CW: emotional cheating

I have no idea how this ended up as a nominee for Best Romance Books of the year. Honestly, it’s one of those intensely misogynistic romance books that somehow someone thought would be a good idea. The fundamental idea of the book (two people who have to help plan a wedding) has nothing wrong with it; it’s the characters that are the issue. How people thought this was “so cute” and “charming” I’ll never understand. Maybe I’m just not in the right mindset for it?

What is it exactly about objectification that people find some fascinating? She tells him to stop staring and he keeps going. Also this line is within the first 2 percent “She was feisty. A little too cute to scare me though.” *barfs into a trash can*. Also what’s the whole deal with “men are trained to do this and men are trained to do that”? How about maybe just being a considerate person. It’s like when people elbow each other and are all, “the ole ball and chain.” Like if it’s such a prison for you to be married WHY ARE YOU? This isn’t the Middle Ages, divorce isn’t against the law. People didn’t suffer in loveless marriages so you could abuse the freedom to divorce people you don’t like. Judas Priest.

We get some charming lines from Josh including but not limited to:

  • “Kristin tried to look mad, but I could tell she took the compliment.”
  • “It had been my experience that all women, even the ones you’re only having sex with, are on some level exhausting.”
  • “Eh, I’ll be all right. Besides, women like that are too much work. The better looking they are, the crazier they are.”

Josh not only objectifies her but about 15 percent into the book we run into this paragraph, “What I had sitting next to me was the “cool girl.” That rare woman who was gorgeous without being nuts. The girl in high school who hung out with all the guys, but she never dated any of them because none of them was mature enough for her. … She could beat you at beer pong and had a football team who would kick your ass for saying one wrong word to her, but she’d never let them because she could handle herself.” Josh might be the one to think it in his head, but we have no assurances that Kristin would take issue with how Josh thinks about her. Like

This whole thing is very icky to me. There’s numerous “I’m not that kind of girl” references through the first quarter of the book (I’m estimating that’s about 75 pages or so). There’s this constant dismissal of women unless you’re the “right” kind of woman. I think there’s this kind of dismissal when it comes to women. Like women who want you to be emotionally mature and want give AND take in a relationship are “work”. Of course it’s going to be fucking work, you cotton-headed idiot.

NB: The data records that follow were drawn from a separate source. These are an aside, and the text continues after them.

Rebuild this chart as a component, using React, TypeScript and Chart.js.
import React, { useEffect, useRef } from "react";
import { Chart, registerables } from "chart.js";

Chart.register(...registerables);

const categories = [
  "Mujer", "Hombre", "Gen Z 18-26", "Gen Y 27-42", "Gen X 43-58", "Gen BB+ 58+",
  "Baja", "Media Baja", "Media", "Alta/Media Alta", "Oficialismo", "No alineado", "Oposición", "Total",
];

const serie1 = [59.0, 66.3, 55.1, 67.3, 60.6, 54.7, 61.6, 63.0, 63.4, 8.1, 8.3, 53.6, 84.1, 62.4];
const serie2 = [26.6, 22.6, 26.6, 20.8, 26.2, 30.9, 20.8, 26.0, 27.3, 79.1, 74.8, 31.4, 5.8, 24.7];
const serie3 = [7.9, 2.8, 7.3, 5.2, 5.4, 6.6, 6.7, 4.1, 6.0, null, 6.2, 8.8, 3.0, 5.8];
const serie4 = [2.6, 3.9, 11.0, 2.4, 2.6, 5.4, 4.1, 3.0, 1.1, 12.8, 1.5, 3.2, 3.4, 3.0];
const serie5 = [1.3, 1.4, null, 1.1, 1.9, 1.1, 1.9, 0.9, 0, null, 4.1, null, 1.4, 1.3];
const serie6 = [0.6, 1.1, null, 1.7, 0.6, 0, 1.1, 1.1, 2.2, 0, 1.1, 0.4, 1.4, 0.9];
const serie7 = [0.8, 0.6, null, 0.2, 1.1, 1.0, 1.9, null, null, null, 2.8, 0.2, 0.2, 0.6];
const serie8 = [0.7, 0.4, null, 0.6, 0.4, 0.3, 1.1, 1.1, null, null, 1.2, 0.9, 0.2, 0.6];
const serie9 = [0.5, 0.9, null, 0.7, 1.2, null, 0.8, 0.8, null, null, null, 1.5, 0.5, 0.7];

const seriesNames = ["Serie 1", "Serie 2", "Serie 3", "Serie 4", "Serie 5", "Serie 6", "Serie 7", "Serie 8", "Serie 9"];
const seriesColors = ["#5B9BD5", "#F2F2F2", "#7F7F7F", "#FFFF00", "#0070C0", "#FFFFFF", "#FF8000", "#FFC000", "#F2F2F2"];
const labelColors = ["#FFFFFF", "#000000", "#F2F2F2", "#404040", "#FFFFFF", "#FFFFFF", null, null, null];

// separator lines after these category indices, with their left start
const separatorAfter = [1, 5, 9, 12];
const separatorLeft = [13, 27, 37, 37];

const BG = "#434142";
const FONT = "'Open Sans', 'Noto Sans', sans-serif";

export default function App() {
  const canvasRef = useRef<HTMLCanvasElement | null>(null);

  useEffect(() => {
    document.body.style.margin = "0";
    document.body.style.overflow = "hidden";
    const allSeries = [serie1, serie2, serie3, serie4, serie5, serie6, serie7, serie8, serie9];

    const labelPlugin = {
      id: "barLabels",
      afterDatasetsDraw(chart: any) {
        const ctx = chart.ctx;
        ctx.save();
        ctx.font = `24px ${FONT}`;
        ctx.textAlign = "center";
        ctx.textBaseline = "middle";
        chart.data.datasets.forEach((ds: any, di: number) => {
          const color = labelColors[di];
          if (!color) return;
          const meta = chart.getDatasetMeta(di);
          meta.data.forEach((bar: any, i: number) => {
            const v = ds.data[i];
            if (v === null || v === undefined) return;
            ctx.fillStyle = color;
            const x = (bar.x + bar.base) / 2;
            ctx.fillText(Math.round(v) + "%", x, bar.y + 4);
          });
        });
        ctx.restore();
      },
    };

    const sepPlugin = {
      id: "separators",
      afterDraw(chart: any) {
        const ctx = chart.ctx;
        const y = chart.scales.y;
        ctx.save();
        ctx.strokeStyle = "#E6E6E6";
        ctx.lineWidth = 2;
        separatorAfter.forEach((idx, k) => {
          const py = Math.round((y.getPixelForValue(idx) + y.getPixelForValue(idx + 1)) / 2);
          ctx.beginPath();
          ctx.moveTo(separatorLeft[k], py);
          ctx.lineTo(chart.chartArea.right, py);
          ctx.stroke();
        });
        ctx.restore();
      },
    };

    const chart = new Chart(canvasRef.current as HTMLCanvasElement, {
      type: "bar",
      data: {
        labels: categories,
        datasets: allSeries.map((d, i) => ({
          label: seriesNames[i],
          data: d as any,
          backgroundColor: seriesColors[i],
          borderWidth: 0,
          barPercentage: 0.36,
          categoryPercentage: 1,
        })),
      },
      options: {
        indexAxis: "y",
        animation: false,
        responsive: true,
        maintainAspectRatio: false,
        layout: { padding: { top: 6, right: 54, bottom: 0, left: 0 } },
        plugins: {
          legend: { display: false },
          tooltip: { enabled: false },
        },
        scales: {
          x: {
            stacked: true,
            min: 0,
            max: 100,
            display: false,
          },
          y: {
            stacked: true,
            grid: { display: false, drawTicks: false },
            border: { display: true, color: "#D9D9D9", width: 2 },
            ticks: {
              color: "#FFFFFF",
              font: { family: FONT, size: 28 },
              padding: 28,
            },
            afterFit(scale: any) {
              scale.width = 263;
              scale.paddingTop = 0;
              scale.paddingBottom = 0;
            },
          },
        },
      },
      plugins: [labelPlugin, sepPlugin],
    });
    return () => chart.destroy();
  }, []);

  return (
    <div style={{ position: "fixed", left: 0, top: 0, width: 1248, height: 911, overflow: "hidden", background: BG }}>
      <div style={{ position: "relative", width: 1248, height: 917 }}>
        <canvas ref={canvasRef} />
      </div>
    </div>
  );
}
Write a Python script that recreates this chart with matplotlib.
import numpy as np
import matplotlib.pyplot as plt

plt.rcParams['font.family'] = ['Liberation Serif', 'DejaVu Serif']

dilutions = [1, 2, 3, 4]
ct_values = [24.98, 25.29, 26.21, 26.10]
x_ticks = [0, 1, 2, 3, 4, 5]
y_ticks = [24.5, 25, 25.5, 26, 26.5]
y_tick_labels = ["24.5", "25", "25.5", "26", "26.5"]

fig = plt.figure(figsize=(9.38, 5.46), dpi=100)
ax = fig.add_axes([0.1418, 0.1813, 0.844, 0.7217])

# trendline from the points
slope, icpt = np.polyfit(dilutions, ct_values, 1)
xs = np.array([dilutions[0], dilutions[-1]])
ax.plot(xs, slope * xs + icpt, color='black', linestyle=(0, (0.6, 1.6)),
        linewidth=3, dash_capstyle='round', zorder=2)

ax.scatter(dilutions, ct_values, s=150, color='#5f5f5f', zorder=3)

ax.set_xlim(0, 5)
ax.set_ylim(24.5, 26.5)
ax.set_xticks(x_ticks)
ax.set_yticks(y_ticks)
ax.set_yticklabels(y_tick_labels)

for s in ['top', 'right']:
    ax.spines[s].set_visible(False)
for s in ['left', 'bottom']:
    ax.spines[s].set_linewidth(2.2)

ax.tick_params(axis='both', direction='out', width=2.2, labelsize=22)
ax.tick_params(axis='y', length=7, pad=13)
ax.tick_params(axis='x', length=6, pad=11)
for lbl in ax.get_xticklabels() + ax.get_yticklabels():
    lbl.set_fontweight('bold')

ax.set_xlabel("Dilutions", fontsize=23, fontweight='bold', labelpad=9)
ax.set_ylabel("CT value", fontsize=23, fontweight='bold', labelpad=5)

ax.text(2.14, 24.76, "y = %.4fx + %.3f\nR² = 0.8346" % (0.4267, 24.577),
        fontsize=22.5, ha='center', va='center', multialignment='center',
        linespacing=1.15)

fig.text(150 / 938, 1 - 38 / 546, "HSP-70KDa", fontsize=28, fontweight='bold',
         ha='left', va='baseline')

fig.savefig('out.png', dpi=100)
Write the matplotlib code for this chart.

Maybe it’s because the people I’m attracted to are just so fundamentally different than Josh, I just seriously don’t see why anyone would be with an asshat like him. Anyway… onto Kristin.

Kristin was just as much of a part of internalized misogny. I just have less examples of it. The biggest gripe I have with Kristin is that she’s fundamentally a bad friend. She constantly does things that made Sloan, her best friend of 10 plus years, feel uncomfortable. She is emotionally stunted and has no concept of boundaries. At one point she comes up with the idea for her and Josh to TP her friend’s house (apparently they’ve been friends since FOREVER, so I guess that makes it OK?). She engages in the the most complex mental gymnastics I’ve seen since reading Someday Maybe by Colleen Hoover so that she can convince herself she’s not emotionally cheating on Tyler, the deployed Marine she’s dating (and will be moving in with in 2 weeks time). She constantly wants to talk to Josh instead of Tyler, has to convince herself that if Tyler would just come home everything would go away. She imagines Josh doing push-ups dry humping her, asks Josh to zip up her dress (how exactly did you put this dress on without someone else there?), who knows what else happen before poor Tyler is cut loose. I didn’t stick around to find out. All this happens in the first 23 percent of the book. You understand why I dropped it.

I mean if I have anything nice to say about this book at all, it’s that I really enjoyed the tone of the writing. It’s fun and free and very easy to fall into. That’s partly what allowed me to read as much as I did. But DNF at 23%, I refused to subject myself to anymore of it.